Israel has begun destroying Palestinian buildings, including hundreds of homes, to expand a military zone it controls along the Gaza-Egypt border. Israel wants to enhance security in the zone, where five of its soldiers were killed in a bombing on Wednesday. Israel says militants use the buildings to launch attacks and smuggle arms.

The Israeli operation was approved at a high-level meeting attended by Prime Minister Ariel Sharon, his defense minister, Shaul Mofaz, and top military officials.

The decision is a response to the killing of five soldiers whose armored vehicle was destroyed in an explosion as they were patrolling the route.

Many of the Israeli army operations in the area involve finding and destroying a network of tunnels used to smuggle weapons and explosives from Egypt into Gaza.

Palestinian militants often use nearby buildings as cover to launch attacks against the Israeli forces, and as the ending points of the smuggling tunnels.

Left-wing Israeli lawmaker Yossi Sarid appealed to the government not to go ahead with the plan, saying the demolition of Palestinian buildings along the route would constitute, in his words, a war crime.

He added that all Israeli forces should be withdrawn from Gaza in order to prevent more soldiers from being killed.

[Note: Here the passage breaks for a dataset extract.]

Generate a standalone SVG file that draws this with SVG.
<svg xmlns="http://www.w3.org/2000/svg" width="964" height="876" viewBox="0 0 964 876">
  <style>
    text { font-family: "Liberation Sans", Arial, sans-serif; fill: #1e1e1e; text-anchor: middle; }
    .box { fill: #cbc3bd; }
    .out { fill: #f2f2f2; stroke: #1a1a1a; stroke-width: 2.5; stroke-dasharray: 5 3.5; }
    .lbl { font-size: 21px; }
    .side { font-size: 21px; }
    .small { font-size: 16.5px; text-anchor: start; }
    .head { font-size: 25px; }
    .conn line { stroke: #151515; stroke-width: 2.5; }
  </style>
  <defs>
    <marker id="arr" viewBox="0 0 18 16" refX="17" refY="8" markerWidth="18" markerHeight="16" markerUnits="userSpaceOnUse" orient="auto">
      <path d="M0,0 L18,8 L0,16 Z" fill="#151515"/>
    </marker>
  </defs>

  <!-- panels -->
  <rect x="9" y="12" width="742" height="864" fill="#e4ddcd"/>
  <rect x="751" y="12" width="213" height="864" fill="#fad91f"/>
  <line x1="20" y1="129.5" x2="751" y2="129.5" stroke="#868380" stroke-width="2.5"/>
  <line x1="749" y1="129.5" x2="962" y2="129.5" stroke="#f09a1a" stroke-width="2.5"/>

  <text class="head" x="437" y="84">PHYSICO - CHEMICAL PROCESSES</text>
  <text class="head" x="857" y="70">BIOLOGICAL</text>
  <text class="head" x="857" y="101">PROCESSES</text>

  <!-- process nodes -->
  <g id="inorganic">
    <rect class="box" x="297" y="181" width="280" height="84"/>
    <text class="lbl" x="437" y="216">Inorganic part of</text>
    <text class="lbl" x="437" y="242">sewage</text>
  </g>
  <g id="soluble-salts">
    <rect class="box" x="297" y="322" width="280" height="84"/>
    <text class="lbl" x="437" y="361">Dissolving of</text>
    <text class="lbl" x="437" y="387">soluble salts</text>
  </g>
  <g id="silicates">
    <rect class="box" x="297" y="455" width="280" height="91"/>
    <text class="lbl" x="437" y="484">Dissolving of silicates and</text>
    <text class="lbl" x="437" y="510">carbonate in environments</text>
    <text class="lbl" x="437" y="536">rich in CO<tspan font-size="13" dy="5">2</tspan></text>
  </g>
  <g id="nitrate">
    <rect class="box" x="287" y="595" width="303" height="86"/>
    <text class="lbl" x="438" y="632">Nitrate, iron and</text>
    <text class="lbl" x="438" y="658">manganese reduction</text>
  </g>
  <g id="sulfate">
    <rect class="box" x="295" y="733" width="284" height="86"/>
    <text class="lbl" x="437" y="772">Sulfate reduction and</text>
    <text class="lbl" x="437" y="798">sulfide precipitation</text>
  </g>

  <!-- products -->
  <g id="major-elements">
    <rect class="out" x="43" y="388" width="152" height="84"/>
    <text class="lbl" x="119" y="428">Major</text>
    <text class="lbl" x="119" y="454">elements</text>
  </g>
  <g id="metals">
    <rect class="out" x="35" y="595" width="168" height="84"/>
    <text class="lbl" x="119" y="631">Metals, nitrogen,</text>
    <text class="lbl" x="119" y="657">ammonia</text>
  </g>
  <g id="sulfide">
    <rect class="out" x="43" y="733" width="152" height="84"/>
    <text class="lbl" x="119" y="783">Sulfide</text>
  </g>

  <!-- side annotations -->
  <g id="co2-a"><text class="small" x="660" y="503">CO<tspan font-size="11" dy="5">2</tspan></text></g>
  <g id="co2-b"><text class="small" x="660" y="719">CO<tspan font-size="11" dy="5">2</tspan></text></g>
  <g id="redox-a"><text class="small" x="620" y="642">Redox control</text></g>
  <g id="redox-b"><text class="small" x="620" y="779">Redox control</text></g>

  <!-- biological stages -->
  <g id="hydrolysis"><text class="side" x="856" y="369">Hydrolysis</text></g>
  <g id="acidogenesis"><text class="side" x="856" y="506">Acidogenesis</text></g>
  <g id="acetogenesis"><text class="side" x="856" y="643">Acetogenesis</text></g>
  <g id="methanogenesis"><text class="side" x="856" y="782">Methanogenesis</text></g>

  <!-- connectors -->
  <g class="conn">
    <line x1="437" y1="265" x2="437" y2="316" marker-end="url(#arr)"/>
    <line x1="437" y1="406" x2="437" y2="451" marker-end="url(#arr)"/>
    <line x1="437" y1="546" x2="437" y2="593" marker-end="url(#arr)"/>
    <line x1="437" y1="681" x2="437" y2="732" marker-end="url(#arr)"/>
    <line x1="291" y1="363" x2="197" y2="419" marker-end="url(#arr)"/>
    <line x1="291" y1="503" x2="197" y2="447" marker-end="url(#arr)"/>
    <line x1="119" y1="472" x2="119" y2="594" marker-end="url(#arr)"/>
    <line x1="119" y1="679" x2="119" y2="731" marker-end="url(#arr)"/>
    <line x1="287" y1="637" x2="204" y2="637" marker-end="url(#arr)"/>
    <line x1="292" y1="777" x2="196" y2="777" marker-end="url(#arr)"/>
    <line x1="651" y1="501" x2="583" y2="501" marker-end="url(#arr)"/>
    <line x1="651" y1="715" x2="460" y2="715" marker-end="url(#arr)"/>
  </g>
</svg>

?Everybody knows by now that sooner or later we will withdraw from Gaza and the only question is when we are going to withdraw - after 20 casualties, 200 casualties, 1000 casualties," Mr. Sarid said.

The head of the Israeli Army, General Moshe Ya'alon, disagrees.

He says Israeli troops must remain in some parts of Gaza to fight against what he called Palestinian terrorist groups, which he says are being supported both locally and from abroad.

?Unfortunately, we are witnessing those devastating attacks, encouraged by Palestinian Authority elements, by elements in Teheran, in Damascus, and in Lebanon,? General Ya'alon said. ?And we have to deal with all these elements in order to eliminate the terror capabilities in our region.?

Israel's deputy premier, Ehud Olmert, who supports withdrawing troops and Jewish settlements from the Gaza Strip, also backs the current military operations in the territory.

He says raids into Gaza will be necessary even after Israel implements its plan to disengage from the territory and parts of the West Bank.

?We said from the outset that we will have to continue to fight. And when you fight, occasionally you may also have to bear these terrible events that will cause the deaths of our best kids,? Mr. Olmert said. ?It may happen in the future and I think it is entirely independent of the need for disengagement, which will ultimately take place.?

Fighting in Gaza since Tuesday has so far claimed at least 28 Palestinians and 11 Israeli soldiers.

Israeli public support for Mr. Sharon's plan to unilaterally withdraw from Gaza has strengthened following the latest violence.

A poll published on Friday in Israel's Yidiot Aharonot newspaper indicated that support had climbed to 71 percent, up from 62 percent before Palestinian militants killed the 11 soldiers this week.